Although Monbiot recalls Hobbes to explain the role of the state in safeguarding the rights of its citizens, this is too optimistic a yearning. We all would like it to be so, but the only solution remaining for the Left is to understand the extraordinary capacity for altruism and empathy that will finally save the human race. Integral to this vision is the need to take back the reins from the elites and move on with a narrative that tells us of the victory of the oppressed.
This may sound esoteric but it is entirely human, especially when the new model suggested by Monbiot is based on the urgent need for a synergy between economics and ecology, the successful inter-relation of which will determine our survival on the planet. It is not possible to go on in the Keynesian mood of an incessant mode of production and consumerism, which causes irremediable damage to the ecosystem and runs into environmental limits. There has, indeed, been no effort to reconcile Keynesian economics with ecological imbalance.
Somewhere along the way, Monbiot argues, we forgot that our shared collective empathetic biology paved the way for powerful evolutionary progress in our human journey. Without cooperation, the human race would not have survived, especially being the weakest species in the formidable animal world.
Rivalry is, therefore, not the only authentic consolidating motivator for human activity.
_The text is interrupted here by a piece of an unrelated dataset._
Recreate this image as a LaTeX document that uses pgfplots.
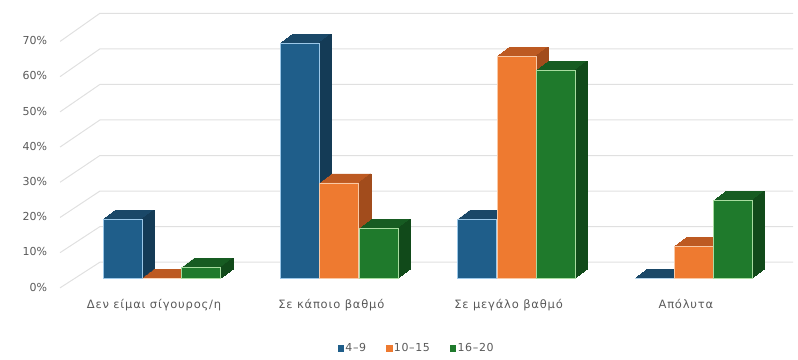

The tragedy is that we do not see it like this. We continue to miss out on community projects and pursue “an economy through enclosure” where people grab land and then exploit it for their own profits by shifting the burden on the people. We will need the community to run the economy or the political affairs of the country. It is preposterous that a few hundred representatives are allowed to run the affairs of millions. We, therefore, need a more representative electoral system where representation is rightly moderated through public involvement. A powerful political narrative engaging enough to sell to the people lies at the heart of Monbiot’s vision. It is firmly grounded in hope and camaraderie as the only liberator from our dismal present.
This is the “grand new restoration narrative” that Monbiot hopes will guide the human race through the 21st century.
One could respond to Monbiot’s proposition by disputing that self-effacing altruism and self-serving neoliberalism are extreme positions and, therefore, each is untenable. Running societies on altruism or collectivism could be as much a misconception as neoliberal ideology of individualism and self-interest. For any social order to function sustainably, the political process must be participatory and inclusive and seek the promotion of the common good. For that, a compromise is usually the path with the least disruption that will guarantee long-term viable results. Yet, it is undeniable that despite the delusory nature of utopianism, institutions and societies continue to struggle for the ideal. Human history remains fluid and unpredictable and progress will never follow a single linear world view. We will stumble, fall and rise as we negotiate the thorny business of human progress.